6. The present invention permits determination of both the total effluent
flow rate, the emission rates (pounds/million-Btu.sub.fuel) of all
pollutants, and flow rates (pounds/hr) of all effluents produced from a
CT/HRSG system by determining the fuel flow rate indirectly and having
knowledge of the fuel's chemistry. Thus, the present invention encompasses
a method for determining the thermal efficiency of a CT/HRSG System
without directly measuring the input fuel flow rate.

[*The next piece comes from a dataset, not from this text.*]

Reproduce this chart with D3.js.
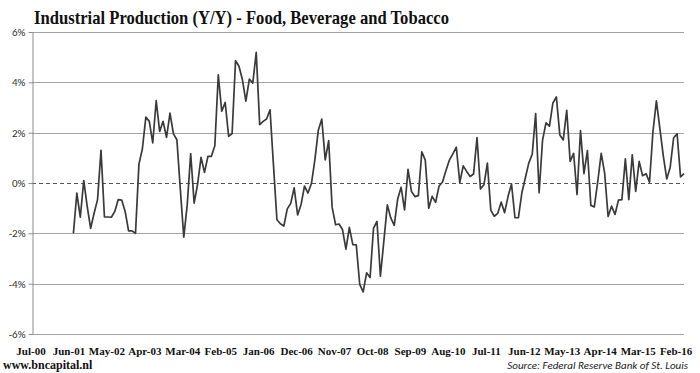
<!DOCTYPE html>
<html>
<head>
<meta charset="utf-8">
<script src="https://cdn.jsdelivr.net/npm/d3@7"></script>
<style>
  body { margin: 0; background: #fff; }
  svg { display: block; }
</style>
</head>
<body>
<div id="corpo"></div>
<script>
// categorias do eixo x (mensal)
var firstMonth = "Jul-00";
var lastMonth = "Apr-16";
var tickLabels = ["Jul-00", "Jun-01", "May-02", "Apr-03", "Mar-04", "Feb-05", "Jan-06", "Dec-06",
    "Nov-07", "Oct-08", "Sep-09", "Aug-10", "Jul-11", "Jun-12", "May-13", "Apr-14", "Mar-15", "Feb-16"];
var yTicks = [-6, -4, -2, 0, 2, 4, 6];

// serie: producao industrial Y/Y em %, comeca em Jul-01
var seriesStart = "Jul-01";
var values2001 = [-2.0, -0.4, -1.36, 0.1, -0.93, -1.8];
var values2002 = [-1.2, -0.66, 1.3, -1.35, -1.35, -1.36, -1.13, -0.66, -0.68, -1.13, -1.9, -1.9];
var values2003 = [-2.0, 0.75, 1.36, 2.62, 2.45, 1.59, 3.27, 2.05, 2.45, 1.81, 2.78, 1.95];
var values2004 = [1.72, -0.26, -2.15, -0.86, 1.17, -0.8, -0.05, 1.02, 0.42, 1.06, 1.06, 1.48];
var values2005 = [4.3, 2.85, 3.2, 1.85, 1.96, 4.86, 4.64, 4.1, 3.25, 4.13, 3.97, 5.19];
var values2006 = [2.32, 2.45, 2.54, 2.91, 0.7, -1.46, -1.62, -1.71, -1.03, -0.81, -0.19, -1.27];
var values2007 = [-0.85, -0.12, -0.4, -0.02, 0.92, 2.1, 2.54, 0.92, 1.68, -0.96, -1.66, -1.63];
var values2008 = [-1.85, -2.63, -1.76, -2.45, -2.46, -4.03, -4.33, -3.57, -3.76, -1.79, -1.53, -3.7];
var values2009 = [-2.3, -0.87, -1.39, -1.68, -0.64, -0.17, -1.07, 0.54, -0.34, -0.54, -0.5, 1.24];
var values2010 = [0.91, -1.0, -0.53, -0.77, -0.12, 0.04, 0.5, 0.91, 1.16, 1.42, 0.02, 0.68];
var values2011 = [0.46, 0.26, 0.36, 1.8, -0.24, -0.07, 0.79, -1.08, -1.32, -1.21, -0.76, -1.18];
var values2012 = [-0.53, -0.04, -1.38, -1.38, -0.39, 0.2, 0.79, 1.14, 2.76, -0.39, 1.71, 2.39];
var values2013 = [2.26, 3.18, 3.42, 1.91, 1.71, 2.89, 0.86, 1.18, -0.46, 2.08, 0.37, 1.29];
var values2014 = [-0.89, -0.95, 0.06, 1.18, 0.39, -1.33, -0.92, -1.25, -0.68, -0.66, 0.96, -0.66];
var values2015 = [1.12, -0.33, 0.86, 0.29, 0.37, 0.03, 2.04, 3.26, 2.17, 1.08, 0.16, 0.63];
var values2016 = [1.8, 1.95, 0.24, 0.37];

var values = [].concat(values2001, values2002, values2003, values2004, values2005, values2006,
    values2007, values2008, values2009, values2010, values2011, values2012, values2013,
    values2014, values2015, values2016);

var parseMonth = d3.timeParse("%b-%y");
var fmtMonth = d3.timeFormat("%b-%y");

var months = d3.timeMonth.range(parseMonth(firstMonth), d3.timeMonth.offset(parseMonth(lastMonth), 1))
    .map(fmtMonth);
var startIdx = months.indexOf(seriesStart);

var dados = values.map(function (v, i) {
    return {mes: months[startIdx + i], valor: v};
});

var width = 700, height = 373;
var plot = {left: 32, right: 684, top: 32, bottom: 334};

var svg = d3.select("#corpo").append("svg")
    .attr("width", width)
    .attr("height", height);

svg.append("rect")
    .attr("width", width)
    .attr("height", height)
    .attr("fill", "#fff");

var x = d3.scalePoint().domain(months).range([plot.left, plot.right]);
var y = d3.scaleLinear().domain([-6, 6]).range([plot.bottom, plot.top]);

// linhas de grade
svg.append("g")
    .selectAll("line")
    .data(yTicks.filter(function (d) { return d !== 0; }))
    .enter().append("line")
    .attr("x1", plot.left)
    .attr("x2", plot.right)
    .attr("y1", function (d) { return Math.round(y(d)) + 0.5; })
    .attr("y2", function (d) { return Math.round(y(d)) + 0.5; })
    .style("stroke", "#a3a3a3")
    .style("stroke-width", 1);

// linha do zero tracejada
svg.append("line")
    .attr("x1", plot.left)
    .attr("x2", plot.right)
    .attr("y1", Math.round(y(0)) + 0.5)
    .attr("y2", Math.round(y(0)) + 0.5)
    .style("stroke", "#555")
    .style("stroke-width", 1)
    .style("stroke-dasharray", "4,3");

// eixo y
var yAxis = svg.append("g")
    .attr("transform", "translate(" + (plot.left + 0.5) + ",0)")
    .call(d3.axisLeft(y).tickValues(yTicks).tickSizeInner(4).tickSizeOuter(0)
        .tickFormat(function (d) { return d + "%"; }));

yAxis.select(".domain").style("stroke", "#8c8c8c");
yAxis.selectAll(".tick line").style("stroke", "#8c8c8c");
yAxis.selectAll(".tick text")
    .attr("x", -7)
    .style("font-family", "Carlito, 'Liberation Sans', Arial, sans-serif")
    .style("font-size", "11px")
    .style("fill", "#333");

// serie
var valueline = d3.line()
    .x(function (d) { return x(d.mes); })
    .y(function (d) { return y(d.valor); });

svg.append("path")
    .data([dados])
    .attr("d", valueline)
    .style("fill", "none")
    .style("stroke", "#3a3a3a")
    .style("stroke-width", 1.7)
    .style("stroke-linejoin", "round");

// rotulos do eixo x
svg.append("g")
    .selectAll("text")
    .data(tickLabels)
    .enter().append("text")
    .attr("x", function (d) { return x(d) - 1; })
    .attr("y", 355)
    .attr("text-anchor", "middle")
    .style("font-family", "'Liberation Serif', serif")
    .style("font-weight", "bold")
    .style("font-size", "11px")
    .style("fill", "#111")
    .text(function (d) { return d; });

// titulo
svg.append("text")
    .attr("x", 34)
    .attr("y", 24)
    .attr("textLength", 415)
    .attr("lengthAdjust", "spacingAndGlyphs")
    .style("font-family", "'Liberation Serif', serif")
    .style("font-weight", "bold")
    .style("font-size", "19.5px")
    .style("fill", "#111")
    .text("Industrial Production (Y/Y) - Food, Beverage and Tobacco");

// rodape
svg.append("text")
    .attr("x", 3)
    .attr("y", 369)
    .style("font-family", "'Liberation Serif', serif")
    .style("font-weight", "bold")
    .style("font-size", "12px")
    .style("fill", "#111")
    .text("www.bncapital.nl");

svg.append("text")
    .attr("x", 688)
    .attr("y", 369)
    .attr("text-anchor", "end")
    .style("font-family", "Carlito, 'Liberation Sans', sans-serif")
    .style("font-style", "italic")
    .style("font-size", "11px")
    .style("fill", "#222")
    .text("Source: Federal Reserve Bank of St. Louis");
</script>
</body>
</html>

7. Additionally, the present invention permits an intrinsic self-checking
procedure of the methods of this invention by comparing the calculated
fuel flow rate and total system and/or thermal efficiency with the
directly measured, if the direct measurement is obtained with known and
high accuracy. If the directly measured fuel flow rate and total system
and/or thermal efficiency is accurately known, and compares satisfactory
with the calculated fuel flow rate and efficiency, then the methods of
this invention assure that the following are determined with satisfactory
accuracy: fuel flow rate, correction of the fuel's heating value, total
effluent flow rate, the emission rates of all pollutants, flow rates of
all effluents, and thermal efficiency.
Although the present invention has been described in considerable detail
with regard to certain preferred embodiments thereof, other embodiments
within the scope of the present invention are possible. For example, the
disclosed methods for determining: (1) fuel flow, (2) thermal efficiency,
(3) total emission flows, and (4) individual flow rates of constituent
gases making up the total emission flow can all be applied to many diverse
types of fossil-fuel, power producing systems, such as: (a) a conventional
boiler system, (b) a combustion turbine system, and (c) a combined
combustion turbine system and heat recovery-steam generator system.
Accordingly, the spirit and scope of the appended claims should not be
limited to the descriptions of the preferred embodiments disclosed herein.